Sendo verdade o que refere Cluny quanto ao sentido de uma das minhas posições, importa acrescentar que sempre defendi a inadmissibilidade de ordens concretas da hierarquia do MP sem suporte direto na lei dirigidas ao procurador responsável pelo inquérito, entendimento expresso em vários escritos ao longo de um período em que os mandatos de PGR foram exercidos por cinco pessoas distintas — o escrito mais recente está no Comentário Judiciário ao Código de Processo Penal publicado em 2019 (vd. tomo I, pp. 562-565).

Sobre o motivo essencial da aludida rejeição de ordens sem suporte na lei posso referir uma passagem de estudo académico intitulado Direção do inquérito penal e garantia judiciária, concluído em 2001 e publicado em 2003, em que na crítica da tese agora defendida por Cluny e a atual PGR, se sublinha que a mesma: «para além de contrariar a opção de política criminal sobre o controlo do exercício da ação penal, atingiria garantias de transparência, limitaria o controlo interno da decisão (o membro com os poderes de vigilância e controlo além de titular concreto da função resolutivo-repressiva seria o autor de facto da decisão que era suposto controlar) e, o que é fundamental, afetaria gravemente as garantias processuais dos particulares, sejam eles arguidos ou assistentes, bem como a expectativa comunitária de reação à violação da norma penal» (ob. cit., p. 299).

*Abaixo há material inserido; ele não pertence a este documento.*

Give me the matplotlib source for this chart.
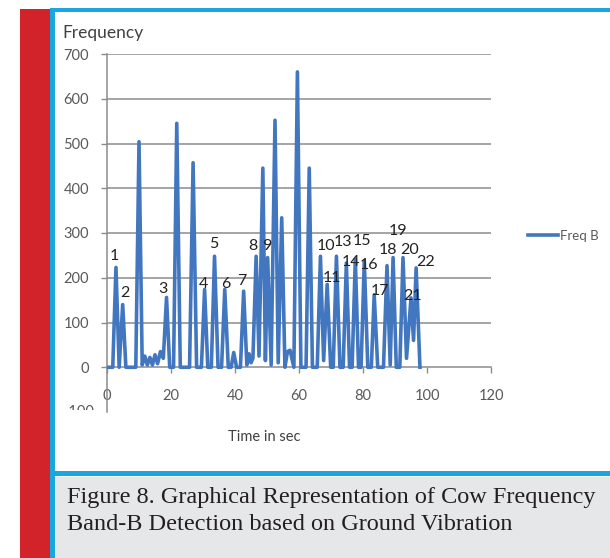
import matplotlib
matplotlib.use("Agg")
import matplotlib.pyplot as plt
from matplotlib.patches import Rectangle
from matplotlib.transforms import Bbox

W, H = 610, 558

# Freq B samples (seconds, frequency)
time_s = [0, 1.8, 2.8, 3.8, 4.9, 5.9, 9.0, 10.0, 11.0, 11.8, 12.6, 13.4, 14.2, 15.0,
          15.8, 16.7, 17.6, 18.6, 19.6, 20.8, 21.8, 22.9, 25.8, 26.9, 28.0, 29.5,
          30.5, 31.5, 32.6, 33.6, 34.7, 35.8, 36.8, 37.9, 38.8, 39.6, 40.5, 41.7,
          42.7, 43.7, 44.4, 45.0, 45.6, 46.6, 47.5, 48.7, 49.5, 50.2, 51.3, 52.5,
          53.5, 54.6, 55.6, 56.4, 57.2, 58.4, 59.5, 60.6, 62.2, 63.2, 64.2, 65.7,
          66.7, 67.7, 68.8, 69.9, 70.7, 71.7, 72.8, 73.8, 74.8, 75.8, 76.6, 77.6,
          78.6, 79.4, 80.4, 81.5, 82.6, 83.5, 84.6, 86.4, 87.5, 88.5, 89.4, 90.4,
          91.5, 92.5, 93.6, 95.0, 95.8, 96.6, 97.8]
freq_b = [0, 0, 223, 0, 140, 0, 0, 504, 5, 25, 5, 22, 5, 28,
          8, 35, 20, 156, 0, 0, 545, 0, 0, 457, 0, 0,
          174, 0, 0, 248, 0, 0, 174, 0, 0, 33, 0, 0,
          170, 5, 30, 10, 20, 248, 25, 445, 15, 245, 5, 552,
          10, 334, 0, 35, 38, 0, 660, 0, 0, 445, 0, 0,
          248, 15, 185, 0, 0, 248, 0, 0, 233, 0, 0, 242,
          0, 0, 237, 0, 0, 162, 0, 0, 227, 5, 245, 0,
          0, 245, 20, 155, 60, 222, 0]

# Peak numbering labels (text, x in sec, y in frequency units)
peak_labels = ["1", "2", "3", "4", "5", "6", "7", "8", "9", "10", "11", "13",
               "14", "15", "16", "17", "18", "19", "20", "21", "22"]
label_x = [2.2, 5.6, 17.4, 30.2, 33.3, 37.1, 42.1, 45.5, 49.8, 68.3, 70.4, 73.7,
           76.3, 79.6, 81.9, 85.4, 87.9, 91.0, 94.4, 95.6, 99.7]
label_y = [249, 165, 174, 187, 276, 187, 192, 272, 272, 272, 200, 281,
           236, 283, 229, 171, 261, 305, 261, 160, 236]

y_ticks = [0, 100, 200, 300, 400, 500, 600, 700]
x_ticks = [0, 20, 40, 60, 80, 100, 120]

LINE_BLUE = "#4277C0"
GRID = "#8C8C8C"
TICK_GRAY = "#595959"
FONT = "Lato"

fig = plt.figure(figsize=(W / 100, H / 100), dpi=100)
fig.patch.set_facecolor("white")


def fx(px):
    return px / W


def fy(py):
    return 1 - py / H


# page furniture: red side bar, cyan frame, grey caption panel
fig.add_artist(Rectangle((fx(20), 0), fx(50) - fx(20), fy(8.5), transform=fig.transFigure,
                         facecolor="#D2232A", edgecolor="none", zorder=0))
fig.add_artist(Rectangle((fx(52), 0), 1 - fx(52), fy(477) - 0, transform=fig.transFigure,
                         facecolor="#E6E7E9", edgecolor="none", zorder=0))
fig.add_artist(Rectangle((fx(50), 0), fx(54.5) - fx(50), fy(8.5), transform=fig.transFigure,
                         facecolor="#1AA7E0", edgecolor="none", zorder=1))
fig.add_artist(Rectangle((fx(50), fy(12)), 1 - fx(50), fy(8.5) - fy(12), transform=fig.transFigure,
                         facecolor="#1AA7E0", edgecolor="none", zorder=1))
fig.add_artist(Rectangle((fx(50), fy(476)), 1 - fx(50), fy(471) - fy(476), transform=fig.transFigure,
                         facecolor="#1AA7E0", edgecolor="none", zorder=1))

# chart area
x0, x1 = 107, 491
yt, yb = 54, 412
ax = fig.add_axes([fx(x0), fy(yb), fx(x1) - fx(x0), fy(yt) - fy(yb)])
ax.set_facecolor("none")
ax.set_xlim(0, 120)
ax.set_ylim(-100, 700)

for v in y_ticks[1:]:
    ax.axhline(v, color=GRID, lw=1.1, zorder=1)

ax.plot(time_s, freq_b, color=LINE_BLUE, lw=2.6, solid_joinstyle="round", zorder=3,
        label="Freq B")

for s, lx, ly in zip(peak_labels, label_x, label_y):
    ax.text(lx, ly, s, ha="center", va="center", fontsize=11.5, color="#222222",
            family=FONT, zorder=4)

for side in ["top", "right"]:
    ax.spines[side].set_visible(False)
ax.spines["bottom"].set_position(("data", 0))
ax.spines["bottom"].set_color(GRID)
ax.spines["left"].set_color(GRID)
ax.spines["bottom"].set_linewidth(1.1)
ax.spines["left"].set_linewidth(1.1)

ax.set_xticks(x_ticks)
ax.set_yticks(y_ticks)
ax.tick_params(axis="both", colors=GRID, labelcolor=TICK_GRAY, length=4, width=1,
               direction="out", labelsize=10.5)
ax.tick_params(axis="x", pad=12)
ax.tick_params(axis="y", pad=9)
for lbl in ax.get_xticklabels() + ax.get_yticklabels():
    lbl.set_family(FONT)

# the -100 value label sits behind the category labels, only its top shows
neg = ax.text(-4.0, -100, "-100", ha="right", va="center", fontsize=10.5, color=TICK_GRAY,
              family=FONT, clip_on=True)
neg.set_clip_box(Bbox.from_extents(0, fy(409.5) * H, W, H))

fig.text(fx(62), fy(33), "Frequency", ha="left", va="center", fontsize=12.5,
         color="#404040", family=FONT)
fig.text(fx(264), fy(437), "Time in sec", ha="center", va="center", fontsize=10.5,
         color="#404040", family=FONT)

# legend
leg = ax.legend(loc="center left", bbox_to_anchor=(fx(516), fy(236)),
                bbox_transform=fig.transFigure, frameon=False, handlelength=2.3,
                handletextpad=0.1, prop={"family": FONT, "size": 9.5})
for t in leg.get_texts():
    t.set_color(TICK_GRAY)

# caption
fig.text(fx(67), fy(497), "Figure 8. Graphical Representation of Cow Frequency",
         ha="left", va="center", fontsize=17.5, color="#231F20", family="Liberation Serif")
fig.text(fx(67), fy(524), "Band-B Detection based on Ground Vibration",
         ha="left", va="center", fontsize=17.5, color="#231F20", family="Liberation Serif")

fig.savefig("out.png", dpi=100, facecolor="white")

2.ª) Por seu turno, na última frase da fundamentação que precedeu as conclusões tornadas obrigatórias para o MP pela diretiva 1/2020, também se empreende uma referência, menos simpática, ao ora articulista, quando se alega que «será, aliás, contraditório dizer que a hierarquia apenas pode intervir nos casos previstos na lei e depois fazer constar dos autos a sua intervenção e afirmar que também ela é um verdadeiro ato processual penal» (o dedo apontado ao suposto sofista contraditório não consta daquele texto, mas da 260.ª nota de rodapé que o acompanha).

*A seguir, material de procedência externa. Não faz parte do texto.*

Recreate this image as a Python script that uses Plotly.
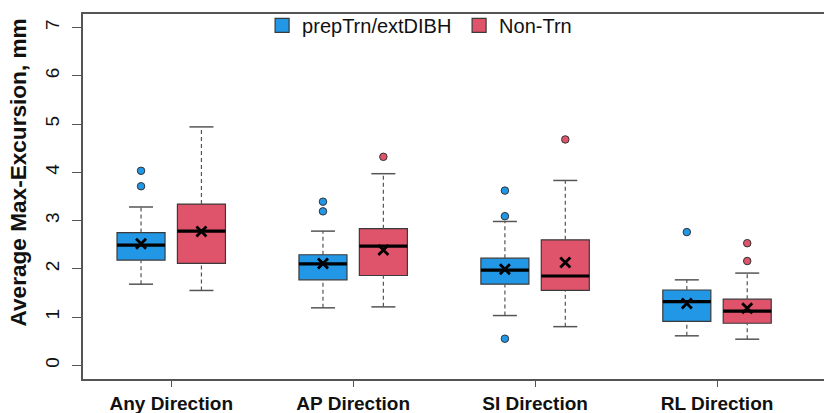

Neste ponto, apenas cumpre reconhecer que não se lobriga qualquer contradição quando se afirma que «a hierarquia apenas pode intervir nos casos previstos na lei», mas que todas as ordens proferidas devem «constar dos autos», pois são em termos materiais «um verdadeiro ato processual penal» na medida em que visam impor a alguém, e contra a sua vontade, a omissão ou realização de uma diligência em sentido contrário ao entendimento da pessoa que vai surgir como responsável pela decisão.

Reiterando no pecado da autocitação, os motivos de tal perspetiva não são o fruto de uma deriva argumentativa, mas apenas de uma vinculação a princípios: «O fundamento garantista (no sentido abrangente de garantia e controlo) da processualização dos atos do inquérito implica que a circunstância de os atos serem da responsabilidade de um magistrado-decisor que não é pessoalmente o responsável pela direção do processo não afaste o regime processual. Pelo que, à partida não se afigura admissível uma categoria de decisões extraprocessuais com repercussão no processo que escapem às exigências legais dos atos do processo» (op. cit., p. 98).

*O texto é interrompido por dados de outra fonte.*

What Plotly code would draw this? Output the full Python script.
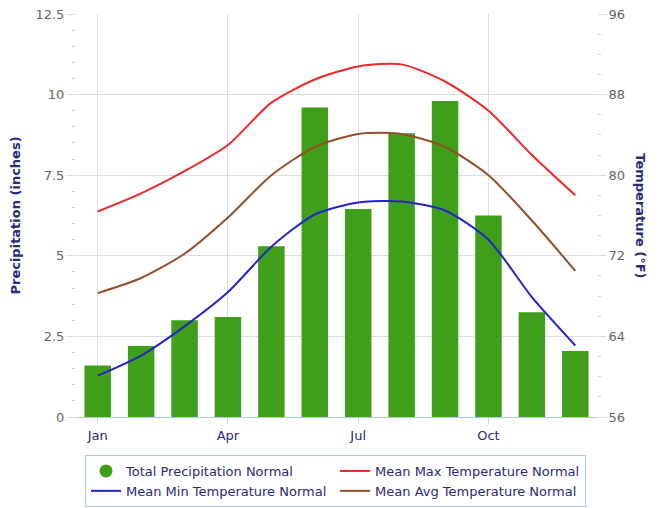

E, como não há duas sem três, no mesmo livro sublinha-se à frente: «a coerência que se encontra nos defensores de uma ação penal discricionária e de um MP monocrático cujas decisões de não procedimento possam ser incontroladas e fruto da mera vontade do chefe (político ou técnico designado e controlado politicamente), não se descortina naqueles outros que em nome do carácter judiciário da atividade processual penal preconizam a sua autonomia externa e simultaneamente a concentração de poderes num monocrata não sujeito a controlo» (op. cit., p. 301).

Em matéria de coerência, por ora, nada mais tenho a acrescentar, contudo devo confessar que, atentas as constatações sobre o parecer 33, aguardo curioso o que vai ser dito no futuro parecer complementar ou, mais propriamente, como aí vai funcionar o detetor de contradições."